▶ OBJECTIVE:
Transcribe the lines below verbatim, skipping the images.

(Records with drawing code)
○ ○ ○
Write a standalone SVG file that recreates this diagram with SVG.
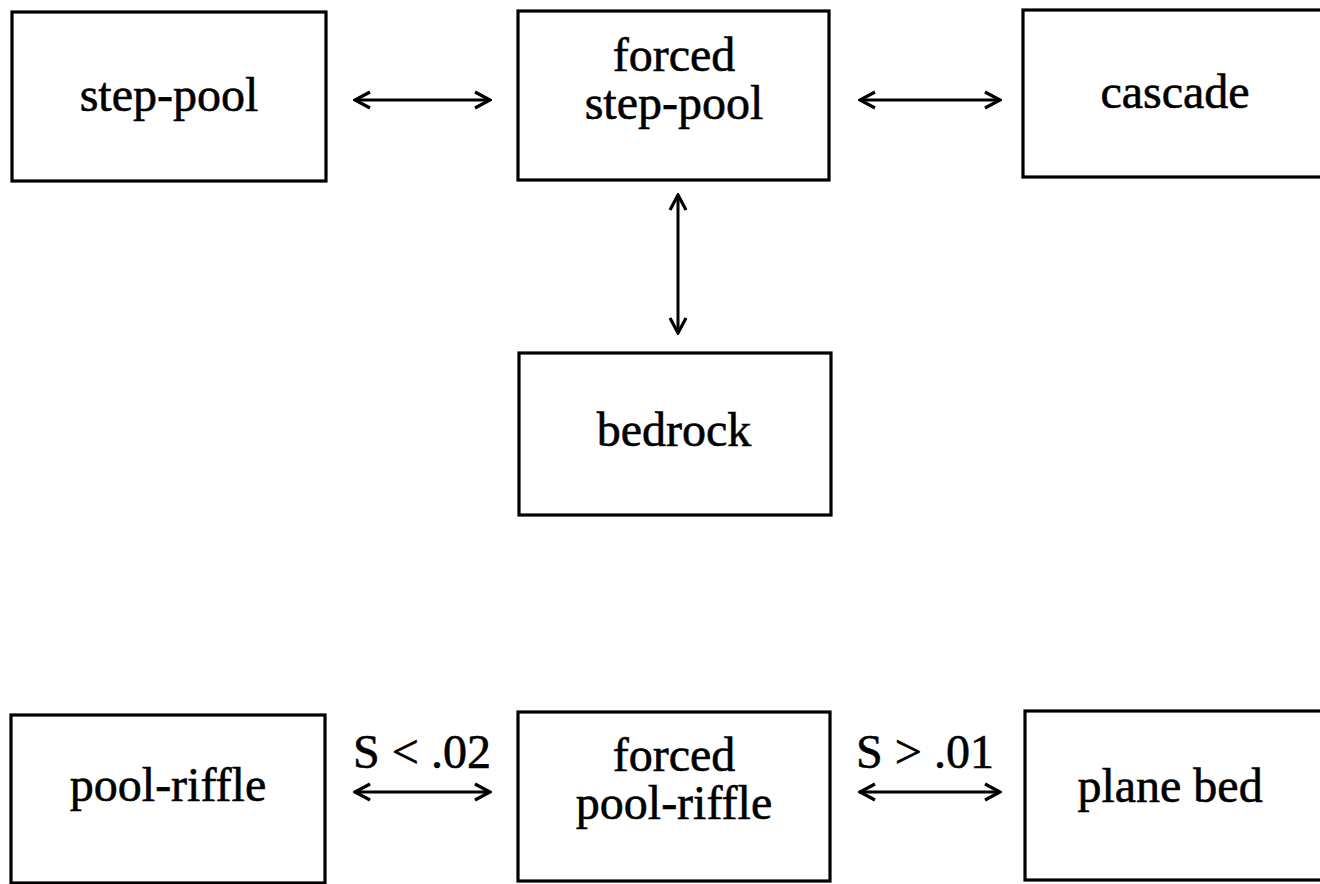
<svg xmlns="http://www.w3.org/2000/svg" width="1320" height="884" viewBox="0 0 1320 884">
<defs>
<marker id="ah" viewBox="0 0 20 20" refX="18" refY="10" markerWidth="20" markerHeight="20" markerUnits="userSpaceOnUse" orient="auto-start-reverse">
<path d="M3,2 L18,10 L3,18" fill="none" stroke="#000" stroke-width="3.2" stroke-linejoin="miter"/>
</marker>
</defs>
<style>
.box{fill:#fff;stroke:#000;stroke-width:3.2}
.lbl{font-family:"Liberation Serif","Times New Roman",serif;font-size:48px;fill:#000;stroke:#000;stroke-width:0.6;text-anchor:middle}
.con{stroke:#000;stroke-width:3;fill:none;marker-start:url(#ah);marker-end:url(#ah)}
</style>
<rect width="1320" height="884" fill="#fff"/>
<g id="step-pool"><rect class="box" x="12" y="12" width="314" height="169"/><text class="lbl" x="169" y="111">step-pool</text></g>
<g id="forced-step-pool"><rect class="box" x="518" y="11" width="311" height="169"/><text class="lbl" x="674" y="71">forced</text><text class="lbl" x="674" y="119">step-pool</text></g>
<g id="cascade"><rect class="box" x="1023" y="10" width="310" height="167"/><text class="lbl" x="1175" y="108">cascade</text></g>
<g id="bedrock"><rect class="box" x="519" y="353" width="312" height="162"/><text class="lbl" x="674" y="446">bedrock</text></g>
<g id="pool-riffle"><rect class="box" x="11" y="715" width="314" height="168"/><text class="lbl" x="168" y="801">pool-riffle</text></g>
<g id="forced-pool-riffle"><rect class="box" x="518" y="712" width="312" height="169"/><text class="lbl" x="674" y="771">forced</text><text class="lbl" x="674" y="819">pool-riffle</text></g>
<g id="plane-bed"><rect class="box" x="1025" y="711" width="310" height="169"/><text class="lbl" x="1170" y="802">plane bed</text></g>
<g id="connectors">
<line class="con" x1="355" y1="100" x2="490" y2="100"/>
<line class="con" x1="860" y1="100" x2="1000" y2="100"/>
<line class="con" x1="678" y1="195" x2="678" y2="333"/>
<line class="con" x1="355" y1="792" x2="490" y2="792"/>
<line class="con" x1="860" y1="792" x2="1000" y2="792"/>
<text class="lbl" x="422" y="768">S &lt; .02</text>
<text class="lbl" x="925" y="768">S &gt; .01</text>
</g>
</svg>
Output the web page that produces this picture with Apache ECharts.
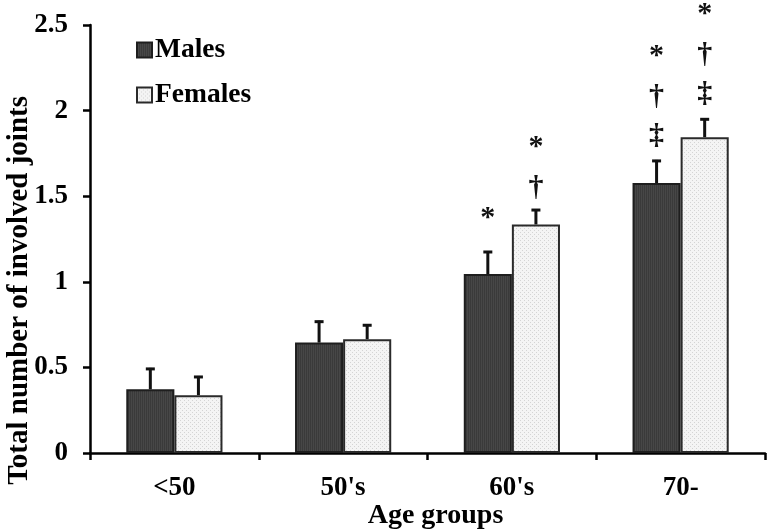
○ ○ ○
▶ REPLY:
Write a standalone SVG file that recreates this diagram with SVG.
<svg xmlns="http://www.w3.org/2000/svg" width="1320" height="884" viewBox="0 0 1320 884">
<defs>
<marker id="ah" viewBox="0 0 20 20" refX="18" refY="10" markerWidth="20" markerHeight="20" markerUnits="userSpaceOnUse" orient="auto-start-reverse">
<path d="M3,2 L18,10 L3,18" fill="none" stroke="#000" stroke-width="3.2" stroke-linejoin="miter"/>
</marker>
</defs>
<style>
.box{fill:#fff;stroke:#000;stroke-width:3.2}
.lbl{font-family:"Liberation Serif","Times New Roman",serif;font-size:48px;fill:#000;stroke:#000;stroke-width:0.6;text-anchor:middle}
.con{stroke:#000;stroke-width:3;fill:none;marker-start:url(#ah);marker-end:url(#ah)}
</style>
<rect width="1320" height="884" fill="#fff"/>
<g id="step-pool"><rect class="box" x="12" y="12" width="314" height="169"/><text class="lbl" x="169" y="111">step-pool</text></g>
<g id="forced-step-pool"><rect class="box" x="518" y="11" width="311" height="169"/><text class="lbl" x="674" y="71">forced</text><text class="lbl" x="674" y="119">step-pool</text></g>
<g id="cascade"><rect class="box" x="1023" y="10" width="310" height="167"/><text class="lbl" x="1175" y="108">cascade</text></g>
<g id="bedrock"><rect class="box" x="519" y="353" width="312" height="162"/><text class="lbl" x="674" y="446">bedrock</text></g>
<g id="pool-riffle"><rect class="box" x="11" y="715" width="314" height="168"/><text class="lbl" x="168" y="801">pool-riffle</text></g>
<g id="forced-pool-riffle"><rect class="box" x="518" y="712" width="312" height="169"/><text class="lbl" x="674" y="771">forced</text><text class="lbl" x="674" y="819">pool-riffle</text></g>
<g id="plane-bed"><rect class="box" x="1025" y="711" width="310" height="169"/><text class="lbl" x="1170" y="802">plane bed</text></g>
<g id="connectors">
<line class="con" x1="355" y1="100" x2="490" y2="100"/>
<line class="con" x1="860" y1="100" x2="1000" y2="100"/>
<line class="con" x1="678" y1="195" x2="678" y2="333"/>
<line class="con" x1="355" y1="792" x2="490" y2="792"/>
<line class="con" x1="860" y1="792" x2="1000" y2="792"/>
<text class="lbl" x="422" y="768">S &lt; .02</text>
<text class="lbl" x="925" y="768">S &gt; .01</text>
</g>
</svg>
Output the web page that produces this picture with Apache ECharts.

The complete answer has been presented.